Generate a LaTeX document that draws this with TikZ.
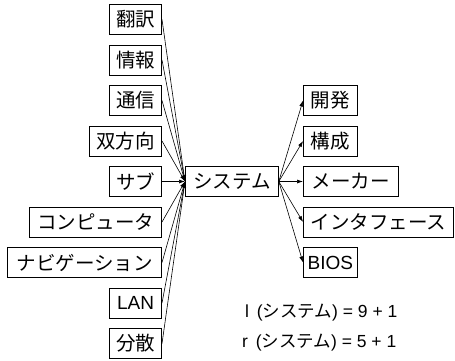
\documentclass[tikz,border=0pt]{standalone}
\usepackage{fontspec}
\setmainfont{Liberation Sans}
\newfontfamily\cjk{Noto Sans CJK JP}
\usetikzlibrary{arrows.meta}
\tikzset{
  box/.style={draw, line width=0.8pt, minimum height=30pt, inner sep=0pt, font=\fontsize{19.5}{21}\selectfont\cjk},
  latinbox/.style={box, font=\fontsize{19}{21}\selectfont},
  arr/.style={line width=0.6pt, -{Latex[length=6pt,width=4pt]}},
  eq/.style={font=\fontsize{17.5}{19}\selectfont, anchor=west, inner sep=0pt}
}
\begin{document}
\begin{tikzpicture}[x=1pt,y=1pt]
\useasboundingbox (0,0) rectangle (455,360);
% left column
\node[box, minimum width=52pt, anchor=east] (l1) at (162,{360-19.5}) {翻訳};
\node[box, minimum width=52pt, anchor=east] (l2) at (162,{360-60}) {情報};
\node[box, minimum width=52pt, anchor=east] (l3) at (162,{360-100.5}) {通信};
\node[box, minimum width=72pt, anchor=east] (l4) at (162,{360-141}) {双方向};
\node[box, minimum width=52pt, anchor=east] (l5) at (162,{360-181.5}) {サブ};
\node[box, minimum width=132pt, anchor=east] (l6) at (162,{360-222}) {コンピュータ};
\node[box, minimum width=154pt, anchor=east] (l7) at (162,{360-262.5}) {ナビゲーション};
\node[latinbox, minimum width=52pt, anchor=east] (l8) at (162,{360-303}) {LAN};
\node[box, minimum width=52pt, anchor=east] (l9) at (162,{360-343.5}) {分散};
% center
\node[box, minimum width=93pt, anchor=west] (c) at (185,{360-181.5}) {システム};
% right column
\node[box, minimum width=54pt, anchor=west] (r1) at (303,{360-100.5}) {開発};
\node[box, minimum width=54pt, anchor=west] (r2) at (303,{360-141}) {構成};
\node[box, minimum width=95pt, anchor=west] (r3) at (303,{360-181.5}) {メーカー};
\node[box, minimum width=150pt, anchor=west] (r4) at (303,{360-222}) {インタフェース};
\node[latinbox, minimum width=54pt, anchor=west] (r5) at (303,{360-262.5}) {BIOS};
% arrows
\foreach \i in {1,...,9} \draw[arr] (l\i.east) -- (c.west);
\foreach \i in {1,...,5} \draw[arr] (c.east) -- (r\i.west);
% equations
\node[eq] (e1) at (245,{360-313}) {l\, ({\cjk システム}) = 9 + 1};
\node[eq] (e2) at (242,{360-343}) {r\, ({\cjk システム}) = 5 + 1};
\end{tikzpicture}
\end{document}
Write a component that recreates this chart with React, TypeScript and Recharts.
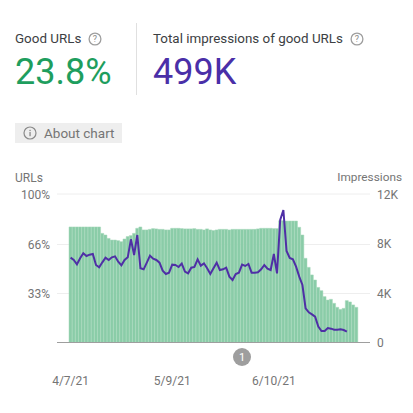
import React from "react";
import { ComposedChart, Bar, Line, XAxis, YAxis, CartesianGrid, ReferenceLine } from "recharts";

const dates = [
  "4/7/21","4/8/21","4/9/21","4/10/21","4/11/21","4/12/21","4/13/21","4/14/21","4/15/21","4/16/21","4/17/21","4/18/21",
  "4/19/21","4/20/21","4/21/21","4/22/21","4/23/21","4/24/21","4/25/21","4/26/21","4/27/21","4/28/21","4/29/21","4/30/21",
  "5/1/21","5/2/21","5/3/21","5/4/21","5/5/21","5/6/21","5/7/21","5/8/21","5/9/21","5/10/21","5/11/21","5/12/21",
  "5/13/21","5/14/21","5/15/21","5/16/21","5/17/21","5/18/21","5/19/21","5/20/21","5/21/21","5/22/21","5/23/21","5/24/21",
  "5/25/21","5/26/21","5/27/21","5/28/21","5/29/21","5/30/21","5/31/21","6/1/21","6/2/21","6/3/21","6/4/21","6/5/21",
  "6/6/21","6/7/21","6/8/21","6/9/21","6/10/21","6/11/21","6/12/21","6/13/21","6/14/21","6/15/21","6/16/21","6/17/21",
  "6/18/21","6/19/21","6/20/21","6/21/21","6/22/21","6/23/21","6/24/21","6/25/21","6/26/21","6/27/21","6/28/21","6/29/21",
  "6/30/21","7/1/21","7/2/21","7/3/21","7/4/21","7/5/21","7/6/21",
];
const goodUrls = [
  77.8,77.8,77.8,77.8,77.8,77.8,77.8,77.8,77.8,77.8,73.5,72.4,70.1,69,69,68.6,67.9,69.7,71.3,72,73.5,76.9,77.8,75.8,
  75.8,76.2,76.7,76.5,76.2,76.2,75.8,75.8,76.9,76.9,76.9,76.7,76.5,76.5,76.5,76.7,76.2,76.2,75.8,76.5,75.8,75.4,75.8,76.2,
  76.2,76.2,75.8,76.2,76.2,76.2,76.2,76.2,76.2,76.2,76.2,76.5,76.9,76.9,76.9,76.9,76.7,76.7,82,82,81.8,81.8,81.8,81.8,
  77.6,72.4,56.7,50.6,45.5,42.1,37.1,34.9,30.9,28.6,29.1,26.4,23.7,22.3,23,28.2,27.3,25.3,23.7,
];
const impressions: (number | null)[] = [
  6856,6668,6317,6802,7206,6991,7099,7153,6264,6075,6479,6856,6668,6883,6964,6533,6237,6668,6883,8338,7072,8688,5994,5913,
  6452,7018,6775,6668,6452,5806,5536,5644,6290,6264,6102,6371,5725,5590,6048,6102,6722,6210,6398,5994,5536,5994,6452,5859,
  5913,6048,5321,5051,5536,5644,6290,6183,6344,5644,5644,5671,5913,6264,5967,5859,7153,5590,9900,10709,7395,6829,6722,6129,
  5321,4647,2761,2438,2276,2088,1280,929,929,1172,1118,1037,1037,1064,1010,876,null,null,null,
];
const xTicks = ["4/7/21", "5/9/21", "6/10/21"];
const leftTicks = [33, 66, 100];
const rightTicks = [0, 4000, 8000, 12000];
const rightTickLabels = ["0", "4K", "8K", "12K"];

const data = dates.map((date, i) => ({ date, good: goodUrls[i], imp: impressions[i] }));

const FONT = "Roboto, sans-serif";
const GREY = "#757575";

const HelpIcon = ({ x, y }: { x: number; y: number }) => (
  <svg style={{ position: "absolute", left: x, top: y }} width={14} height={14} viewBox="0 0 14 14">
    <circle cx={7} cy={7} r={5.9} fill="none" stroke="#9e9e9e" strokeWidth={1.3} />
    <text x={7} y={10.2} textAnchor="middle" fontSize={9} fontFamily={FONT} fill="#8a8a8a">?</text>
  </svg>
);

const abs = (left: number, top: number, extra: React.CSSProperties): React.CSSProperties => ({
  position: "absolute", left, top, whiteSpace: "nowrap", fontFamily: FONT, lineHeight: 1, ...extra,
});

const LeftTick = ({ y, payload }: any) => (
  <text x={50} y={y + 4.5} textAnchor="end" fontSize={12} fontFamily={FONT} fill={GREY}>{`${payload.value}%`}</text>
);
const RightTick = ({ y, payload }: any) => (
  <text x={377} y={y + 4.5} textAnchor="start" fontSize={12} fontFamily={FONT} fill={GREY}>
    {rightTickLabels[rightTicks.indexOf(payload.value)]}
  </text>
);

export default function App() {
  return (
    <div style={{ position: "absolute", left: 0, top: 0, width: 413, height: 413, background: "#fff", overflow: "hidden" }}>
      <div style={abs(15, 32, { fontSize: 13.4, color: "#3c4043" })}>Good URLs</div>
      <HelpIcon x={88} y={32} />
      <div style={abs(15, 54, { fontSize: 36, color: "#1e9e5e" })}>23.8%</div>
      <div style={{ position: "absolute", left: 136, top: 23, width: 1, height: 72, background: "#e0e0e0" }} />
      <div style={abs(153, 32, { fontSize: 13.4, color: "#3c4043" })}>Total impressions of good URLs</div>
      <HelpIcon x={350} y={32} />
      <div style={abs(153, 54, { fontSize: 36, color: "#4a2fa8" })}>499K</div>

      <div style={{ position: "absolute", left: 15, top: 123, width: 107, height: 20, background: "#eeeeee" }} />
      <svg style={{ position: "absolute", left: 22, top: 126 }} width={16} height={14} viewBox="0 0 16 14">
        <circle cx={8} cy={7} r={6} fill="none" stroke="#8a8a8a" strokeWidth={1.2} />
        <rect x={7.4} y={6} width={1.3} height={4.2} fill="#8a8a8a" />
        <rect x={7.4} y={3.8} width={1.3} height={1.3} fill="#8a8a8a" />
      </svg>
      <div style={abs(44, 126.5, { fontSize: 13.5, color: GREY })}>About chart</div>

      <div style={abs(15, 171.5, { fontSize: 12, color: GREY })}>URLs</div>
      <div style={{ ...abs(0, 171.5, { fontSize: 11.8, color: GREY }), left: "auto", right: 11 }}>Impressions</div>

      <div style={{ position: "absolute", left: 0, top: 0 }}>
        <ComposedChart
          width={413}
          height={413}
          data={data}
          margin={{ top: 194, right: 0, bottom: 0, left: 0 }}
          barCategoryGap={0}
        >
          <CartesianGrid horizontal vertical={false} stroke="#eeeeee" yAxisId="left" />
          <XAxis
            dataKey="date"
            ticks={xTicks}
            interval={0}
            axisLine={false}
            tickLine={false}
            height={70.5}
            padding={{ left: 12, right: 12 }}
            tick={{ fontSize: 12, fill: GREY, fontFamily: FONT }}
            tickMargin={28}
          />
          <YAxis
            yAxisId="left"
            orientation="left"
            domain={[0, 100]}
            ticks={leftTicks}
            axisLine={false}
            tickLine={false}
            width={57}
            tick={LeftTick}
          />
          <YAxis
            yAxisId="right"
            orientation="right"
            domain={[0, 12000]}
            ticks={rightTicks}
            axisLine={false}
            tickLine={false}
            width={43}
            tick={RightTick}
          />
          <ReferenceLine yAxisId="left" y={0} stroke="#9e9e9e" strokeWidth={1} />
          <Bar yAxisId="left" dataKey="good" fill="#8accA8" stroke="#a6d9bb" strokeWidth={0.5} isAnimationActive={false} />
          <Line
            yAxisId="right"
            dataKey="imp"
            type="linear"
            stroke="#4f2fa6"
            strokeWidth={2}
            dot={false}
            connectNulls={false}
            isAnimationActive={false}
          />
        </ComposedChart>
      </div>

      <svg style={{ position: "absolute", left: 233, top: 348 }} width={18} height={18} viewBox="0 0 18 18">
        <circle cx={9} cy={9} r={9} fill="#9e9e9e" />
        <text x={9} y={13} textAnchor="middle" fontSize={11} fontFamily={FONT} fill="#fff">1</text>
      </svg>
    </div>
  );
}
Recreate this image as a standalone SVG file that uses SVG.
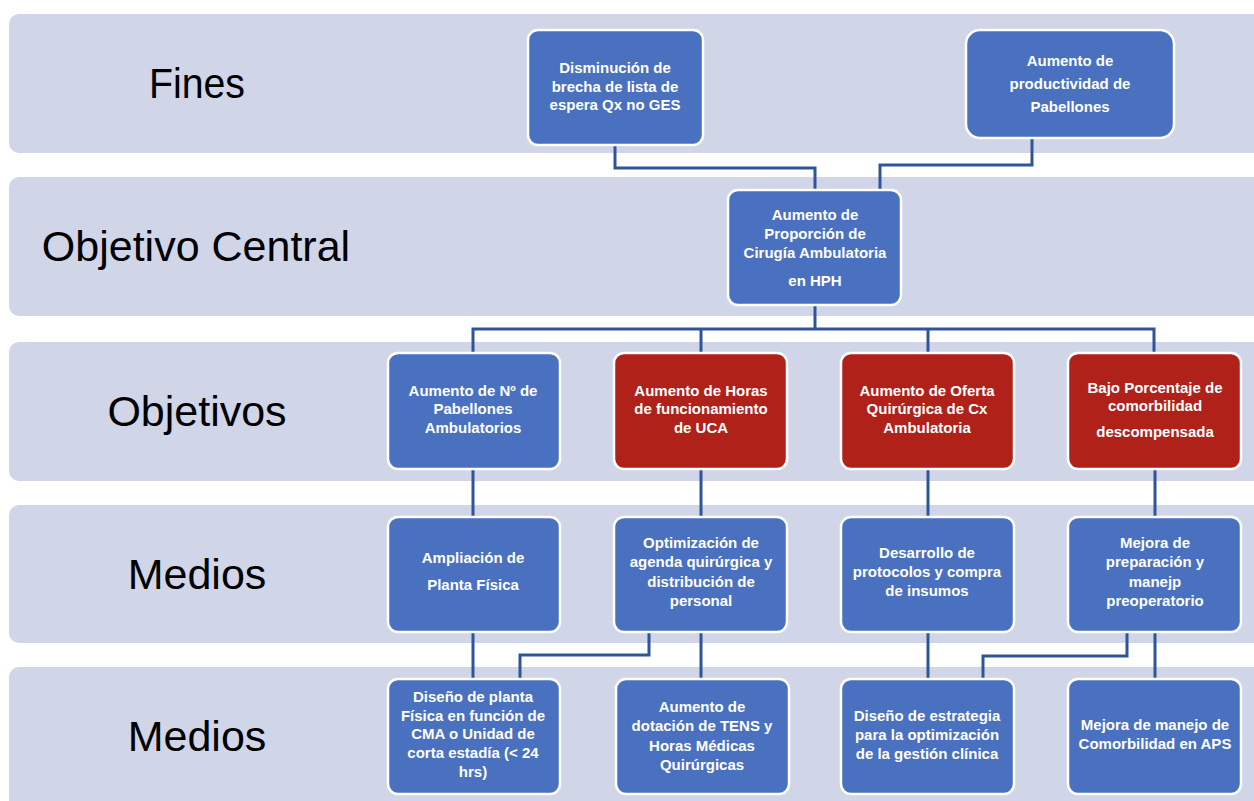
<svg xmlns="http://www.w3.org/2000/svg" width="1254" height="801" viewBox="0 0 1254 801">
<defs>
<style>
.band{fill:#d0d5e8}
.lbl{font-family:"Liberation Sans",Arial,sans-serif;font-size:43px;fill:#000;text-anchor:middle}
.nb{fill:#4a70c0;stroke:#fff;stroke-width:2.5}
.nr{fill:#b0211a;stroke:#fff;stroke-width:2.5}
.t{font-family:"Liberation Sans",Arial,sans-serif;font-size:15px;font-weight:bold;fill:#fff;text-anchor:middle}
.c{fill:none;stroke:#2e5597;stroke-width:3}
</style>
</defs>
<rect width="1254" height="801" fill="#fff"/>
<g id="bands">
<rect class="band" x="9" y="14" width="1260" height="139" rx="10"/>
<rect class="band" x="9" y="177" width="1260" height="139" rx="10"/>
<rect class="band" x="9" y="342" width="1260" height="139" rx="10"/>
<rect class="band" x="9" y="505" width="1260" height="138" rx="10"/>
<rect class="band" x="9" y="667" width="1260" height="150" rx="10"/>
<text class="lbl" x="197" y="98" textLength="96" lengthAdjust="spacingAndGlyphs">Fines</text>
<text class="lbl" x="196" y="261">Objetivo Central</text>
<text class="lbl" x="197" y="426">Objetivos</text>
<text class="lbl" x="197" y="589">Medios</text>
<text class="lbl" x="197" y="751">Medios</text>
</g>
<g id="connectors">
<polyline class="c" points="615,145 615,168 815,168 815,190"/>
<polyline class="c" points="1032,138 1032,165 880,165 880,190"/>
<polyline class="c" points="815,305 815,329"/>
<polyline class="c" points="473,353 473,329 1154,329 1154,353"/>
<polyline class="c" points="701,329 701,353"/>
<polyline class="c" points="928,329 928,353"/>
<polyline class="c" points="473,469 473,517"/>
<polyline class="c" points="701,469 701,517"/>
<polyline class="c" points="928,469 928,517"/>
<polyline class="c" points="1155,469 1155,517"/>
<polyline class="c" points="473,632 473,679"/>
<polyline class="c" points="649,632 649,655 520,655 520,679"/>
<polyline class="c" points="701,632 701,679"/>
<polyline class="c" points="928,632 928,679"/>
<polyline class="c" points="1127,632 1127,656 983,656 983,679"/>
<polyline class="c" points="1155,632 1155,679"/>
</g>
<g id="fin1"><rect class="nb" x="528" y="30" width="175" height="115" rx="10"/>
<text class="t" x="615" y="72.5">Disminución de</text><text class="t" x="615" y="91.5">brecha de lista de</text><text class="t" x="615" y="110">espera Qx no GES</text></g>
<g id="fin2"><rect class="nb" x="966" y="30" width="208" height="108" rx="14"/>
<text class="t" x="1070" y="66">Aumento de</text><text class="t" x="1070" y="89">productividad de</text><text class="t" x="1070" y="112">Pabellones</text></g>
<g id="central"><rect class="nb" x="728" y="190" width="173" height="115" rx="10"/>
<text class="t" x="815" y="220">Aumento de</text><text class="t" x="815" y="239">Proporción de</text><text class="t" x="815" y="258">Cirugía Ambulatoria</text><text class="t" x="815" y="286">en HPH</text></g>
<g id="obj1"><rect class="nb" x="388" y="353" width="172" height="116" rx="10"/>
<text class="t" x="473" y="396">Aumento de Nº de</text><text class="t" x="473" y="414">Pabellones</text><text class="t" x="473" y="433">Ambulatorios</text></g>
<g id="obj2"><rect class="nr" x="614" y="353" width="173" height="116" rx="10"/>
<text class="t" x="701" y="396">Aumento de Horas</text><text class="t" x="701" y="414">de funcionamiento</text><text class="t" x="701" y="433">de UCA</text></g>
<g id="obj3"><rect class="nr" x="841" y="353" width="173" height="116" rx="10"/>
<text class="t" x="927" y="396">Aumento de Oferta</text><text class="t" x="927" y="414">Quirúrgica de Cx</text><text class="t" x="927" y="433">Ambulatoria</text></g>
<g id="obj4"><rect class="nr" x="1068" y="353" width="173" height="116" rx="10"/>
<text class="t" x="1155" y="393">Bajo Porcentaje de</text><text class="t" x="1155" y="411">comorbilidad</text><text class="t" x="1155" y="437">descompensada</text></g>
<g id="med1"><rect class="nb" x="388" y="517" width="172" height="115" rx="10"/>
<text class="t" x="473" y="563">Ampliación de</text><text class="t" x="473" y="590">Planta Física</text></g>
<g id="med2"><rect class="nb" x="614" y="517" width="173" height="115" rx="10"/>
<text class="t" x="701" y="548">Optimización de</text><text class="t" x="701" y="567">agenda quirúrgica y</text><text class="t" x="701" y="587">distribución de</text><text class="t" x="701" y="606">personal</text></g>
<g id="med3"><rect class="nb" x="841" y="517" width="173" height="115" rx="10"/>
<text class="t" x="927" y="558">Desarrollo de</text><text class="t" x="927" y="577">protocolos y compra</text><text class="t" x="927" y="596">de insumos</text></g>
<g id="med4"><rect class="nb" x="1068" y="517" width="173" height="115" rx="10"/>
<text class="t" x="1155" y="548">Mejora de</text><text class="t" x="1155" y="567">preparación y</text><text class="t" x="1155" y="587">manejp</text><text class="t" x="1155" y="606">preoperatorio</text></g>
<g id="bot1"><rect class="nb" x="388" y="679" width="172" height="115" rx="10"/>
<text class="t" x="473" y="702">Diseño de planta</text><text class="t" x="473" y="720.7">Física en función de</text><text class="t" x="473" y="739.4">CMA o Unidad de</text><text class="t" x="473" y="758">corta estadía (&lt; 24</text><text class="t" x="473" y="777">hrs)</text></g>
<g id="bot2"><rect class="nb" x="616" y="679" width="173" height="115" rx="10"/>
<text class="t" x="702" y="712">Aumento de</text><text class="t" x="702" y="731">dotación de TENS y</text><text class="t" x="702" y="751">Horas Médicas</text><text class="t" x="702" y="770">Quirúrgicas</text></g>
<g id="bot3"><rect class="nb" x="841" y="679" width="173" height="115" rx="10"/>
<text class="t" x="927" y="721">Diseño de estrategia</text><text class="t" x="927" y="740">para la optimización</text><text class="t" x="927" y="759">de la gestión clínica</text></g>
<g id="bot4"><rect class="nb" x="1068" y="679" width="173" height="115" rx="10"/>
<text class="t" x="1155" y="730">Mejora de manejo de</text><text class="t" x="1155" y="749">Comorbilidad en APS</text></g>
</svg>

## What to produce
Copy out every line that includes the word "this".

## Solved exercise
Generate a LaTeX document that draws this with TikZ.
Write a component that recreates this chart with React, TypeScript and Recharts.
Recreate this image as a standalone SVG file that uses SVG.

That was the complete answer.